The quick price guide
- DIY website builder (Wix, Squarespace, GoDaddy): $0–$30 a month, plus your time. Free tiers exist but look generic and often show ads.
- Subscription "contractor website" services: $50–$200 a month, forever. Convenient, but you never stop paying and you rarely own the site.
- One-time professional one page site: $499–$2,500 once, no monthly fee. Best value for most contractors.
- Agency multi-page website: $3,000–$10,000+ one-time, often with a monthly support or SEO retainer. Overkill unless you need e-commerce or dozens of pages.
Why the price varies so much
The cost of a contractor website comes down to four things: how many pages it has, whether the design is custom or templated, whether you're renting it monthly or buying it outright, and whether ongoing support or SEO is bundled in. A national franchise needing online booking and dozens of service pages genuinely needs to spend more. A local plumber, electrician or landscaper who mainly wants the phone to ring does not.
One-time fee vs monthly subscription
This is the biggest decision. A $100-a-month service sounds manageable until you add it up: that's $1,200 in year one and $6,000 over five years — and you usually stop having a website the moment you stop paying. A one-time build costs more upfront but nothing after, and the site is yours to keep. For a steady local contracting business, a one-time build almost always works out cheaper over time.
What about the domain and hosting?
With most providers, two small costs sit underneath any website:
- Domain name (e.g. yourbusiness.com): roughly $10–$20 a year.
- Hosting: anywhere from free on modern static platforms to $10–$30 a month on traditional hosts.
With us, you don't need either to get started. Hosting and a free subdomain like yourbusiness.tradewebsites.us are included, so your site goes live at no extra cost. If you'd rather have your own custom domain, buy it for $10–$20 a year and we connect it free of charge. Be wary of providers who bundle these into a large monthly fee without telling you how cheap they are on their own.
What a contractor actually needs
Most local customers find you on their phone and decide in seconds. To win that customer your website really only needs to: load fast, look trustworthy, clearly state what you do and your service area, and make it one tap to call or message you. A single well-built page does all of that. Extra pages and features are nice-to-haves, not the thing that gets you hired.
What we charge — and why
We build a clean, mobile-friendly one page website for a $499 one-time fee with no monthly costs. It includes your services, your service area, your license and insurance details, and tap-to-message (WhatsApp) and email buttons — set up and put live for you on a free subdomain, with a custom domain connected free if you have one. We picked one-time pricing on purpose: a sole operator or small crew shouldn't carry a monthly bill forever for a simple website.
If you'd like to see how this applies to your trade, we've written specific pages for plumbers, electricians, general contractors, roofers and landscapers. Not sure you need one yet? Read do contractors need a website?

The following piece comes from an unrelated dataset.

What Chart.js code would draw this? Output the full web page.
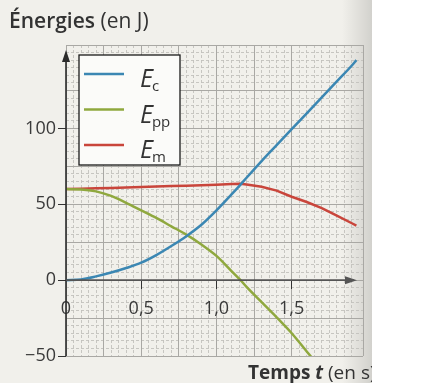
<!DOCTYPE html>
<html>
<head>
<meta charset="utf-8">
<script src="https://cdn.jsdelivr.net/npm/chart.js@4"></script>
<style>
html, body { margin: 0; padding: 0; background: #fff; }
#wrap { position: relative; width: 372px; height: 383px; }
</style>
</head>
<body>
<div id="wrap"><canvas id="energyChart"></canvas></div>
<script>
// data (t in s, energies in J)
var times = [0, 0.1, 0.2, 0.3, 0.4, 0.5, 0.6, 0.7, 0.8, 0.9, 1.0, 1.1, 1.16, 1.2, 1.3, 1.4, 1.5, 1.6, 1.7, 1.8, 1.9, 1.93];
var ecValues = [0, 0.5, 2.5, 5, 8, 11.5, 16.5, 22.5, 29, 36.5, 46, 56.5, 63, 67.5, 78.5, 89, 99.5, 110, 120.5, 131, 141.5, 145];
var eppValues = [60, 59.8, 58.5, 55.5, 51, 46, 41, 35.5, 30, 23.5, 16, 6, 0, -4.5, -14.5, -24.5, -35, -47, -59, null, null, null];
var emValues = [60, 60.2, 60.5, 60.8, 61.1, 61.4, 61.7, 62, 62.3, 62.6, 62.9, 63.3, 63.6, 63, 61.5, 59, 55, 51.5, 47.5, 42.5, 37.5, 36];

var seriesSubs = ['c', 'pp', 'm'];
var seriesColors = ['#3b87b3', '#8fa83e', '#c9453b'];
var xLabelTicks = [0, 0.5, 1.0, 1.5];
var yLabelTicks = [-50, 0, 50, 100];

var tMax = 1.974;
var eMin = -50, eMax = 155;

function toPoints(values) {
  var pts = [];
  for (var i = 0; i < times.length; i++) {
    if (values[i] !== null) pts.push({x: times[i], y: values[i]});
  }
  return pts;
}

function near(v, list) {
  for (var i = 0; i < list.length; i++) {
    if (Math.abs(v - list[i]) < 1e-6) return true;
  }
  return false;
}

Chart.defaults.font.family = "'Open Sans', sans-serif";
Chart.defaults.color = '#3a3a3a';

var paperPlugin = {
  id: 'paper',
  beforeDraw: function (chart) {
    var ctx = chart.ctx;
    ctx.save();
    ctx.fillStyle = '#f1f0eb';
    ctx.fillRect(0, 0, chart.width, chart.height);
    var g = ctx.createLinearGradient(chart.width - 30, 0, chart.width, 0);
    g.addColorStop(0, 'rgba(0,0,0,0)');
    g.addColorStop(1, 'rgba(0,0,0,0.13)');
    ctx.fillStyle = g;
    ctx.fillRect(chart.width - 30, 0, 30, chart.height);
    ctx.restore();
  }
};

var legendBoxPlugin = {
  id: 'legendBox',
  afterDatasetsDraw: function (chart) {
    var ctx = chart.ctx;
    var ca = chart.chartArea;
    var left = ca.left + 13, top = ca.top + 10, w = 101, h = 110;
    ctx.save();
    ctx.fillStyle = '#fbfbf9';
    ctx.fillRect(left, top, w, h);
    ctx.strokeStyle = '#1a1a1a';
    ctx.lineWidth = 1.3;
    ctx.strokeRect(left, top, w, h);
    chart.data.datasets.forEach(function (ds, i) {
      var y = top + 19 + i * 35.5;
      ctx.strokeStyle = ds.borderColor;
      ctx.lineWidth = 2.5;
      ctx.beginPath();
      ctx.moveTo(left + 5, y);
      ctx.lineTo(left + 45, y);
      ctx.stroke();
      ctx.fillStyle = '#333';
      ctx.font = "italic 25px 'Open Sans'";
      ctx.textBaseline = 'alphabetic';
      ctx.fillText('E', left + 61, y + 13);
      var ew = ctx.measureText('E').width;
      ctx.font = "15px 'Open Sans'";
      ctx.fillText(seriesSubs[i], left + 61 + ew - 1, y + 17);
    });
    ctx.restore();
  }
};

var axesTextPlugin = {
  id: 'axesText',
  afterDraw: function (chart) {
    var ctx = chart.ctx;
    var ca = chart.chartArea;
    var x0 = chart.scales.x.getPixelForValue(0);
    var y0 = chart.scales.y.getPixelForValue(0);
    ctx.save();
    ctx.strokeStyle = '#2b2b2b';
    ctx.fillStyle = '#2b2b2b';
    ctx.lineWidth = 1.6;
    // y axis with arrow
    ctx.beginPath();
    ctx.moveTo(x0, ca.bottom);
    ctx.lineTo(x0, ca.top + 8);
    ctx.stroke();
    ctx.beginPath();
    ctx.moveTo(x0, ca.top + 5);
    ctx.lineTo(x0 - 4, ca.top + 17);
    ctx.lineTo(x0 + 4, ca.top + 17);
    ctx.closePath();
    ctx.fill();
    // x axis with arrow
    var xr = ca.right - 6;
    ctx.strokeStyle = '#555';
    ctx.fillStyle = '#555';
    ctx.beginPath();
    ctx.moveTo(x0, y0);
    ctx.lineTo(xr - 3, y0);
    ctx.stroke();
    ctx.beginPath();
    ctx.moveTo(xr, y0);
    ctx.lineTo(xr - 12, y0 - 4);
    ctx.lineTo(xr - 12, y0 + 4);
    ctx.closePath();
    ctx.fill();

    // titles
    ctx.fillStyle = '#333';
    ctx.textBaseline = 'alphabetic';
    ctx.font = "600 21px 'Open Sans'";
    ctx.fillText('Énergies', 9, 28);
    var w1 = ctx.measureText('Énergies ').width;
    ctx.font = "21px 'Open Sans'";
    ctx.fillText('(en J)', 9 + w1, 28);

    var bx = 248, by = 379;
    ctx.font = "bold 19px 'Open Sans'";
    ctx.fillText('Temps', bx, by);
    bx += ctx.measureText('Temps ').width;
    ctx.font = "italic bold 19px 'Open Sans'";
    ctx.fillText('t', bx, by);
    bx += ctx.measureText('t ').width;
    ctx.font = "19px 'Open Sans'";
    ctx.fillText('(en s)', bx, by);
    ctx.restore();
  }
};

var ctx = document.getElementById('energyChart').getContext('2d');
var energyChart = new Chart(ctx, {
  type: 'line',
  data: {
    datasets: [{
      label: 'Ec',
      data: toPoints(ecValues),
      borderColor: seriesColors[0],
      cubicInterpolationMode: 'monotone'
    }, {
      label: 'Epp',
      data: toPoints(eppValues),
      borderColor: seriesColors[1],
      cubicInterpolationMode: 'monotone'
    }, {
      label: 'Em',
      data: toPoints(emValues),
      borderColor: seriesColors[2],
      tension: 0
    }]
  },
  options: {
    responsive: true,
    maintainAspectRatio: false,
    animation: false,
    layout: {padding: {top: 45, bottom: 27, left: 0, right: 0}},
    elements: {
      line: {borderWidth: 2.5, fill: false},
      point: {radius: 0, hoverRadius: 0}
    },
    datasets: {line: {clip: 0}},
    plugins: {legend: {display: false}, tooltip: {enabled: false}},
    scales: {
      xm: {
        type: 'linear', position: 'bottom', min: 0, max: tMax, z: -2,
        ticks: {display: false, stepSize: 0.05},
        grid: {color: '#c2c1bc', lineWidth: 0.9, drawTicks: false},
        border: {display: false, dash: [3, 2]},
        afterFit: function (s) { s.height = 0; }
      },
      ym: {
        type: 'linear', position: 'left', min: eMin, max: eMax, z: -2,
        ticks: {display: false, stepSize: 5},
        grid: {color: '#c2c1bc', lineWidth: 0.9, drawTicks: false},
        border: {display: false, dash: [3, 2]},
        afterFit: function (s) { s.width = 0; }
      },
      x: {
        type: 'linear', position: {y: 0}, min: 0, max: tMax, z: -1,
        ticks: {
          stepSize: 0.25, autoSkip: false, maxRotation: 0, padding: 9,
          font: {size: 18},
          callback: function (v) {
            if (!near(v, xLabelTicks)) return '';
            return v === 0 ? '0' : v.toFixed(1).replace('.', ',');
          }
        },
        grid: {
          color: '#a9a8a4', lineWidth: 1, tickLength: 9,
          tickColor: function (c) { return c.tick && near(c.tick.value, xLabelTicks) && c.tick.value !== 0 ? '#333' : 'rgba(0,0,0,0)'; }
        },
        border: {display: false}
      },
      y: {
        type: 'linear', position: 'left', min: eMin, max: eMax, z: -1,
        ticks: {
          stepSize: 25, autoSkip: false, padding: 2,
          font: {size: 18},
          callback: function (v) {
            if (!near(v, yLabelTicks)) return '';
            return v < 0 ? '\u2212' + Math.abs(v) : String(v);
          }
        },
        grid: {
          color: '#a9a8a4', lineWidth: 1, tickLength: 8,
          tickColor: function (c) { return c.tick && near(c.tick.value, yLabelTicks) ? '#333' : 'rgba(0,0,0,0)'; }
        },
        border: {display: false},
        afterFit: function (s) { s.width = 66; }
      }
    }
  },
  plugins: [paperPlugin, legendBoxPlugin, axesTextPlugin]
});
</script>
</body>
</html>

Frequently asked questions
How much does a contractor website cost in the US?
A simple one page contractor website typically costs between $500 and $2,500 as a one-time project, or $50 to $200 a month on a subscription service. Larger multi-page sites from agencies usually run from $3,000 to $10,000 or more. Tradewebsites.us builds a clean one page site for a $499 one-time fee with hosting and a free subdomain included and no monthly costs.
Are there ongoing monthly costs for a contractor website?
It depends on the provider. Subscription website services charge $50 to $200 a month indefinitely. With our $499 one-time build there are no monthly fees at all — hosting and a free subdomain like yourbusiness.tradewebsites.us are included. If you buy your own domain (around $10 to $20 a year), we connect it for you free of charge.
Why are some contractor websites so expensive?
Higher prices usually pay for multiple pages, custom design, e-commerce, booking systems, ongoing support contracts or monthly SEO retainers. Most contractors winning local jobs don't need all that — a single clear page that loads fast and makes it easy to contact you does the job.
What is the cheapest way to get a contractor website?
The cheapest route is building it yourself on a free tier, but it costs your time and often looks it. The best value is usually a low-cost one-time professional build with no monthly fees, so you get a site that looks credible without an open-ended bill.